Los economistas aseguran (y yo les creo) que la economía cubana está urgida de inversiones extranjeras y del desarrollo de las pequeñas y medianas empresas privadas. Hace poco pregunté a dos jóvenes empleados de un pequeño y próspero negocio particular si habían firmado contrato. No. ¿Han establecido algún compromiso para la seguridad social? Solo la confianza en la buena voluntad de sus jefes. Sospecho que se trata de una tendencia generalizada. He leído también declaraciones de posibles inversores que celebran que en Cuba no haya huelgas.

Sin embargo, esos dos jóvenes con quienes conversé están satisfechos: en ese negocio pueden desarrollar sus iniciativas sin trabas burocráticas, ven que día a día las utilidades aumentan (no necesariamente sus salarios), y ganan muchísimo más que cuando laboraban en una entidad estatal. Sin seguridad social, sin contratos, se sienten allí más protegidos, mejor tratados que antes.

En otros contextos, en otros modelos, estos intereses encontrados, en ocasiones antagónicos, pueden tomar la forma de partidos. Pero la práctica ofrece sobrados ejemplos de la esencial falsedad de ese principio que ha usurpado el nombre de democracia: los partidos son núcleos donde se aúnan poder económico y político y, sobre todo en este tercer mundo al que pertenecemos, casi siempre están al servicio de unas minorías que, como lo tienen todo, lo pueden todo. Yo, desde mi ignorancia política, preferiría que no hubiera ningún partido a que hubiese dos o tres que al final terminarán representando lo mismo.

Hoy sería enloquecido pedir a Neruda o, sobre todo, a los dueños de la casa de aquella fiesta, que se sacrifiquen por un tiempo y sean iguales que su sirvienta. Más utópico aún será esperar que la sirvienta pueda alcanzar el rango de sus empleadores, sea cual sea el crecimiento económico del país.

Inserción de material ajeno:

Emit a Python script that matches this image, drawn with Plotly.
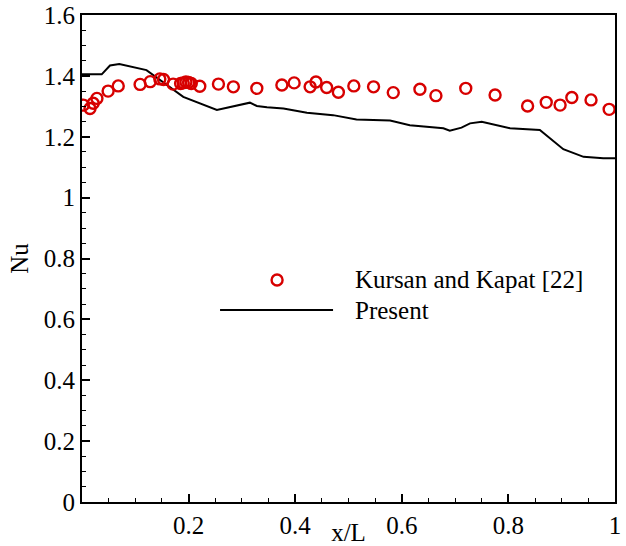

La unidad nacional es necesaria para sostener la soberanía nacional y para crear consenso en torno a un proyecto de nación que pertenezca a la mayoría de los cubanos. El problema de la unidad, siempre, es que también supone un punto de vista: alguien, algo (un partido, un gobierno, un líder) nuclea alrededor de sí las fuerzas esenciales, y crea a partir de ellas ese consenso necesario que las ponga de acuerdo a todas. Para lograrlo, debería ser inclusivo, abrirse al diálogo, a la contradicción, y hacerlo sin prepotencia ni paternalismo, obedeciendo la voluntad y las necesidades de aquellos que, como menos tienen, menos pueden.

En las circunstancias que se avecinan, ¿qué intereses debería representar el partido único? ¿Cuáles representará realmente? Las macro necesidades del país y las mínimas, cotidianas de “los de abajo”, ¿serán siempre coincidentes? ¿Lo son hoy mismo? De momento, el presente y el futuro de Cuba van acumulando muchas preguntas y muy pocas respuestas.